Rantzen has gone public with a tricky dilemma. As a single person who has more red-carpet invitations than hot dinners, she is badly in need of a walker: one who is not too big, not too small, not too boring, not too randy, not too greedy .... All she asks is for a nice tall man who can accompany her to a party, eat a canapé without incident and isn't too weird; but he turns out to be devilishly hard to find. Tell me about it, Esther.

The start of July is party season for London's literati, and it puts some peculiar anthropology on show. Among glitzy celebs or genteel historians, from the lady reviewers at one party to the naughty boys and poets at the next, from Bloomsbury to ... well, the other side of Bloomsbury, Esther's Law can be seen at work. Nobody likes to go to a party on their own. But for the women in the drawing room, on the terrace and under the plum tree last week, there were just not enough walkers to go round.

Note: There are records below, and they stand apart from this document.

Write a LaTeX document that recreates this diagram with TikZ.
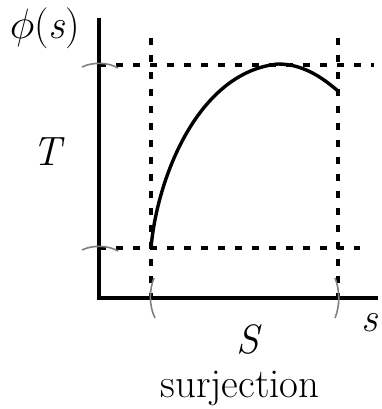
\documentclass[tikz,border=0pt]{standalone}
\begin{document}
\begin{tikzpicture}[x=1pt,y=-1pt,
  axis/.style={line width=3.4pt},
  guide/.style={line width=3.2pt,dash pattern=on 7pt off 10pt},
  curvel/.style={line width=3.4pt},
  tickmark/.style={line width=1.6pt,gray},
  lbl/.style={inner sep=0pt,anchor=base,font=\fontsize{41}{44}\selectfont}]
\useasboundingbox (0,0) rectangle (381,409);
% coordinates
\coordinate (O) at (99,298);
\coordinate (Ytop) at (99,18);
\coordinate (Xend) at (378,298);
\coordinate (a) at (151,248);
\coordinate (m) at (278,64);
\coordinate (b) at (338,91);
% guides
\draw[guide] (151,38) -- (151,298);
\draw[guide] (338,38) -- (338,298);
\draw[guide] (99,65) -- (374,65);
\draw[guide] (99,248) -- (360,248);
% axes
\draw[axis] (Ytop) -- (O) -- (Xend);
% ticks
\draw[tickmark] (82,67) .. controls (92,62) and (108,62) .. (118,68);
\draw[tickmark] (82,250) .. controls (92,245) and (108,245) .. (118,251);
\draw[tickmark] (154,278) .. controls (149,290) and (149,306) .. (155,318);
\draw[tickmark] (335,278) .. controls (340,290) and (340,306) .. (335,318);
% curve
\draw[curvel] (a) .. controls (157,178) and (198,72) .. (m) .. controls (305,64) and (325,80) .. (b);
% labels
\node[lbl] (phi) at (45,39) {\scalebox{1.7}{$\phi$}(\textit{s})};
\node[lbl] (T) at (49,165) {\textit{T}};
\node[lbl] (S) at (249,353) {\textit{S}};
\node[lbl] (s) at (370,331) {\textit{s}};
\node[lbl] (surj) at (240,397) {surjection};
\end{tikzpicture}
\end{document}
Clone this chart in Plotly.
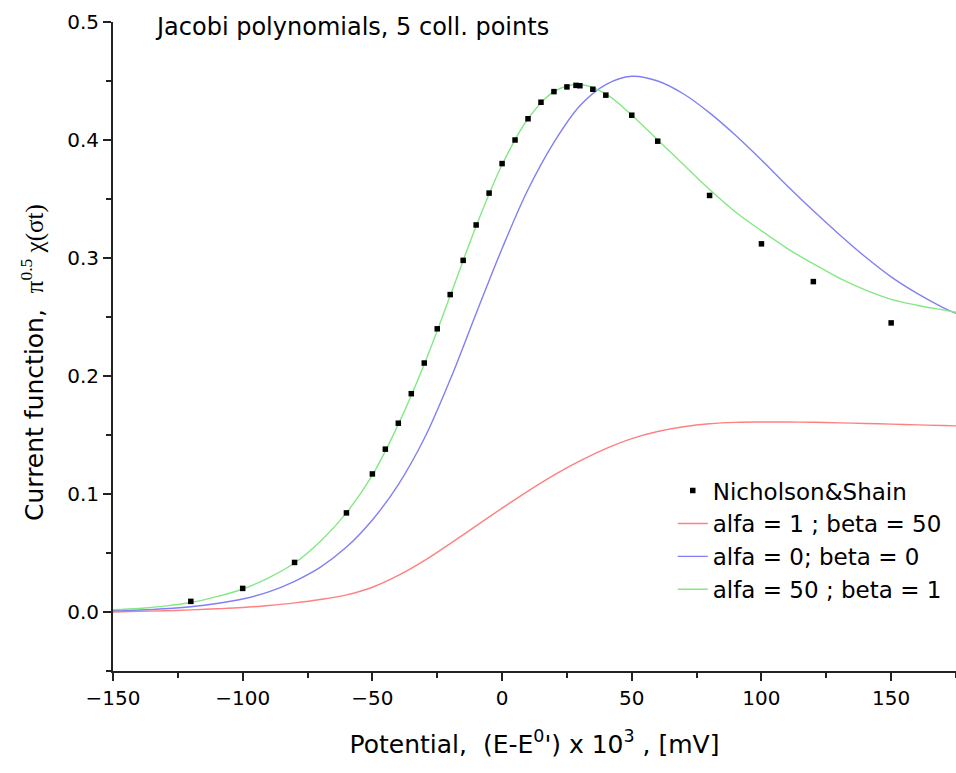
import plotly.graph_objects as go

# Nicholson & Shain tabulated points
ns_x = [-120, -100, -80, -60, -50, -45, -40, -35, -30, -25, -20, -15, -10, -5, 0, 5, 10, 15, 20, 25, 28.5, 30, 35, 40, 50, 60, 80, 100, 120, 150]
ns_y = [0.009, 0.020, 0.042, 0.084, 0.117, 0.138, 0.160, 0.185, 0.211, 0.240, 0.269, 0.298, 0.328, 0.355, 0.380, 0.400, 0.418, 0.432, 0.441, 0.445, 0.4463, 0.446, 0.443, 0.438, 0.421, 0.399, 0.353, 0.312, 0.280, 0.245]

# curve abscissa
cx = [-150, -140, -130, -120, -110, -100, -90, -80, -70, -60, -50, -40, -30, -20, -10, 0, 10, 20, 30, 40, 50, 60, 70, 80, 90, 100, 110, 120, 130, 140, 150, 160, 170, 175]

red_y = [0.000, 0.0005, 0.001, 0.0018, 0.0027, 0.0038, 0.0055, 0.0077, 0.0106, 0.0145, 0.021, 0.031, 0.0435, 0.058, 0.073, 0.088, 0.1025, 0.116, 0.128, 0.1385, 0.147, 0.153, 0.157, 0.1595, 0.1607, 0.161, 0.161, 0.1608, 0.1603, 0.1598, 0.1592, 0.1586, 0.158, 0.1577]
blue_y = [0.001, 0.0017, 0.0028, 0.0045, 0.0072, 0.011, 0.017, 0.026, 0.038, 0.055, 0.078, 0.108, 0.147, 0.197, 0.253, 0.308, 0.358, 0.398, 0.429, 0.447, 0.454, 0.450, 0.439, 0.423, 0.404, 0.383, 0.361, 0.340, 0.320, 0.301, 0.284, 0.270, 0.258, 0.253]
green_y = [0.002, 0.003, 0.005, 0.008, 0.013, 0.0195, 0.029, 0.0415, 0.060, 0.084, 0.116, 0.159, 0.210, 0.268, 0.327, 0.379, 0.418, 0.441, 0.447, 0.439, 0.421, 0.400, 0.379, 0.358, 0.339, 0.323, 0.308, 0.295, 0.283, 0.273, 0.265, 0.260, 0.256, 0.254]

FONT = "DejaVu Sans"

fig = go.Figure()
fig.add_trace(go.Scatter(x=cx, y=red_y, mode="lines", name="alfa = 1 ; beta = 50",
                         line=dict(color="#ff8080", width=1.4, shape="spline"), legendrank=2))
fig.add_trace(go.Scatter(x=cx, y=blue_y, mode="lines", name="alfa = 0; beta = 0",
                         line=dict(color="#8080f4", width=1.4, shape="spline"), legendrank=3))
fig.add_trace(go.Scatter(x=cx, y=green_y, mode="lines", name="alfa = 50 ; beta = 1",
                         line=dict(color="#84e884", width=1.4, shape="spline"), legendrank=4))
fig.add_trace(go.Scatter(x=ns_x, y=ns_y, mode="markers", name="Nicholson&Shain",
                         marker=dict(symbol="square", size=5.5, color="black"), legendrank=1))

fig.update_layout(
    width=956, height=773,
    margin=dict(l=113, r=0, t=22, b=102, autoexpand=False),
    plot_bgcolor="white", paper_bgcolor="white",
    font=dict(family=FONT, color="black"),
    showlegend=True,
    legend=dict(x=0.664, y=0.311, xanchor="left", yanchor="top",
                font=dict(size=23, family=FONT), bgcolor="rgba(0,0,0,0)",
                tracegroupgap=0),
    annotations=[
        dict(text="Jacobi polynomials, 5 coll. points", x=0.0474, y=0.993,
             xref="paper", yref="paper", xanchor="left", yanchor="middle",
             showarrow=False, font=dict(size=24, family=FONT)),
        dict(text="Current function,  <span style=\"font-family:'Liberation Serif'\">π<sup>0.5</sup> χ(σt)</span>",
             x=(32 - 113) / 843, y=1 - (363 - 22) / 649, xref="paper", yref="paper",
             xanchor="center", yanchor="middle", textangle=-90, showarrow=False,
             font=dict(size=25, family=FONT)),
    ],
)
fig.update_xaxes(range=[-150, 175], dtick=50, tick0=0, ticks="outside", ticklen=8, tickwidth=1.5,
                 tickcolor="#222", showline=True, linecolor="#222", linewidth=2,
                 showgrid=False, zeroline=False, tickfont=dict(size=20, family=FONT),
                 minor=dict(dtick=25, ticks="outside", ticklen=5, tickcolor="#222", tickwidth=1.5, showgrid=False),
                 title=dict(text="Potential,  (E-E<sup>0</sup>') x 10<sup>3</sup> , [mV]",
                            font=dict(size=25, family=FONT), standoff=26))
fig.update_yaxes(range=[-0.05, 0.5], dtick=0.1, tick0=0, tickformat=".1f", ticks="outside", ticklen=8,
                 tickwidth=1.5, tickcolor="#222", showline=True, linecolor="#222", linewidth=2,
                 showgrid=False, zeroline=False, tickfont=dict(size=20, family=FONT),
                 minor=dict(dtick=0.05, tick0=0, ticks="outside", ticklen=5, tickcolor="#222", tickwidth=1.5, showgrid=False))

fig.write_html("out.html")
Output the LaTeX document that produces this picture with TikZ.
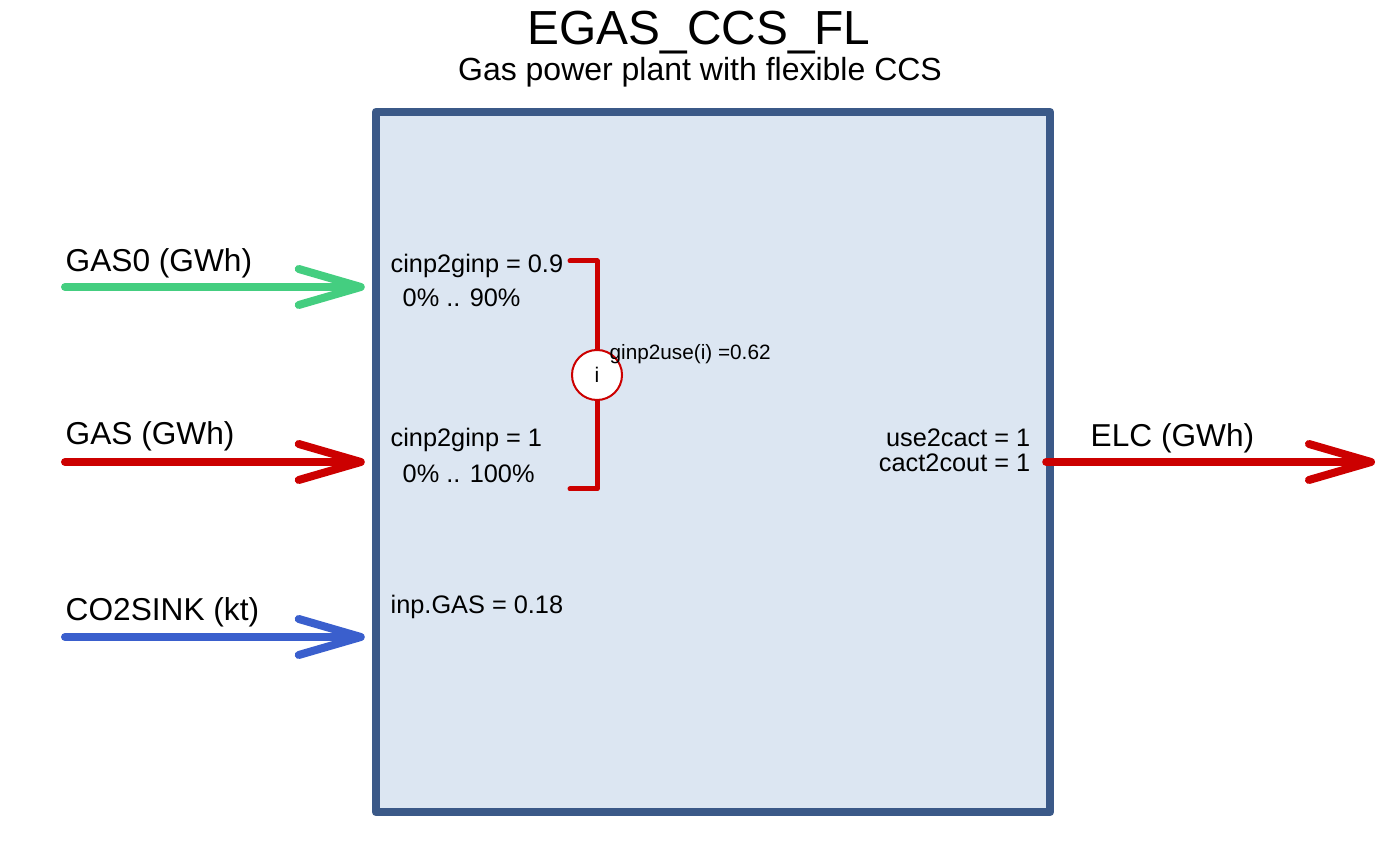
\documentclass[tikz,border=0pt]{standalone}
\usepackage{fontspec}
\setmainfont{Liberation Sans}
\usepackage{tikz}
\usetikzlibrary {arrows.meta,
                 positioning}
\definecolor{gasgreen}{RGB}{68,206,128}
\definecolor{gasred}{RGB}{204,0,0}
\definecolor{sinkblue}{RGB}{58,95,205}
\definecolor{boxline}{RGB}{59,89,136}
\definecolor{boxfill}{RGB}{220,230,242}
\tikzset{
         procbox/.style={draw=boxline, fill=boxfill, line width=0.8mm, line join=round, minimum width=6.74cm, minimum height=7cm, inner sep=0pt},
         flow/.style={line width=0.8mm, line cap=round, -{Straight Barb[length=6.2mm, width=3.6mm, round]}},
         commlabel/.style={font=\fontsize{9}{11}\selectfont, inner sep=0pt, anchor=base west},
         partext/.style={font=\fontsize{7.2}{8.6}\selectfont, inner sep=0pt, anchor=base west},
         bracket/.style={draw=gasred, line width=0.5mm, line cap=round, line join=round},
         groupnode/.style={circle, draw=gasred, line width=0.2mm, fill=white, minimum size=0.5cm, inner sep=0pt, font=\fontsize{6}{7}\selectfont},
}

\begin{document}
\begin{tikzpicture}[x=0.01cm, y=-0.01cm]
    \useasboundingbox (0,0) rectangle (1400,865);

    % Titel
    \node[anchor=base, inner sep=0pt, font=\fontsize{13.6}{16}\selectfont] (title) at (699,45) {EGAS\_CCS\_FL};
    \node[anchor=base, inner sep=0pt, font=\fontsize{9.1}{11}\selectfont] (subtitle) at (700,81) {Gas power plant with flexible CCS};

    % Prozess
    \node[procbox] (proc) at (713,462) {};

    % Eingaenge
    \coordinate (gas0) at (65,287);
    \coordinate (gas) at (65,462);
    \coordinate (sink) at (65,637);
    \draw[flow, gasgreen] (gas0) -- ([xshift=-0.7mm]proc.west |- gas0);
    \draw[flow, gasred] (gas) -- ([xshift=-0.7mm]proc.west |- gas);
    \draw[flow, sinkblue] (sink) -- ([xshift=-0.7mm]proc.west |- sink);
    \node[commlabel] (gas0_text) at (65,272) {GAS0 (GWh)};
    \node[commlabel] (gas_text) at (65,445) {GAS (GWh)};
    \node[commlabel] (sink_text) at (65,621) {CO2SINK (kt)};

    % Ausgang
    \coordinate (elc) at (1375,462);
    \draw[flow, gasred] ([xshift=-0.8mm]proc.east) -- (elc);
    \node[commlabel] (elc_text) at (1090,447) {ELC (GWh)};

    % Gruppe
    \coordinate (b1) at (570,261);
    \coordinate (b2) at (597,261);
    \coordinate (b3) at (597,489);
    \coordinate (b4) at (570,489);
    \draw[bracket] (b1) -- (b2) -- (b3) -- (b4);
    \node[groupnode] (grp) at (597,375) {i};
    \node[partext, font=\fontsize{5.9}{7}\selectfont] (grp_text) at (609,360) {ginp2use(i) =0.62};

    % Parameter
    \node[partext] (p1) at (390,273) {cinp2ginp = 0.9};
    \node[partext] (p1r) at (402,307) {0\% .. 90\%};
    \node[partext] (p2) at (390,447) {cinp2ginp = 1};
    \node[partext] (p2r) at (402,483) {0\% .. 100\%};
    \node[partext] (p3) at (390,614) {inp.GAS = 0.18};
    \node[partext, anchor=base east] (o1) at (1031,447) {use2cact = 1};
    \node[partext, anchor=base east] (o2) at (1031,472) {cact2cout = 1};

\end{tikzpicture}
\end{document}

Take the head count at one party: spare women of all ages and talents, about 187; spare men, 3. And a straw poll found that these three were not entirely cut out for the part. One spent the evening trying to buy cocaine. Another was marched out by his wife. The third had obviously studied Neil Strauss's rancid book, The Game, and was working it on every woman in the room. We didn't so much mind his blatant resort to tactics, we decided; but using Virginia Woolf as a chat-up tool cannot be forgiven.

This is where Gok Wan comes in. This season, women are mostly loving Gok. He has a new fashion show on Channel 4, a book out from HarperCollins in October and a new harem of adoring women who would do just about anything to get close to him at his publisher's party last Tuesday. We didn't want to get into his knickers (though they were black, silky and very stylish) and he didn't want to get into ours. It was just so nice to meet someone who likes women.

What Gok has to offer is hard to define. If it were easy, all men would be at it. The thing is that, for a gay man, he really seems to love women's bodies. On TV and in magazines, women stylists sneer at each other's wobbly bits and plot how to conceal their bulges. He loves those bad boys, worships women's hooters and squeezes untold numbers of beautiful bangers (get used to this terminology, it will catch on), and women love it. I know, he did it to mine – but only when I asked him to.

I fear it is only a matter of time until gorgeous Gok gets sick of all the attention. Even he could squeeze one bap too many. Until that sad day, will all spare men please study his behaviour and get on to the party circuit, where 187 women, Esther Rantzen and I will be very glad to see them. And please leave the seduction guides at home.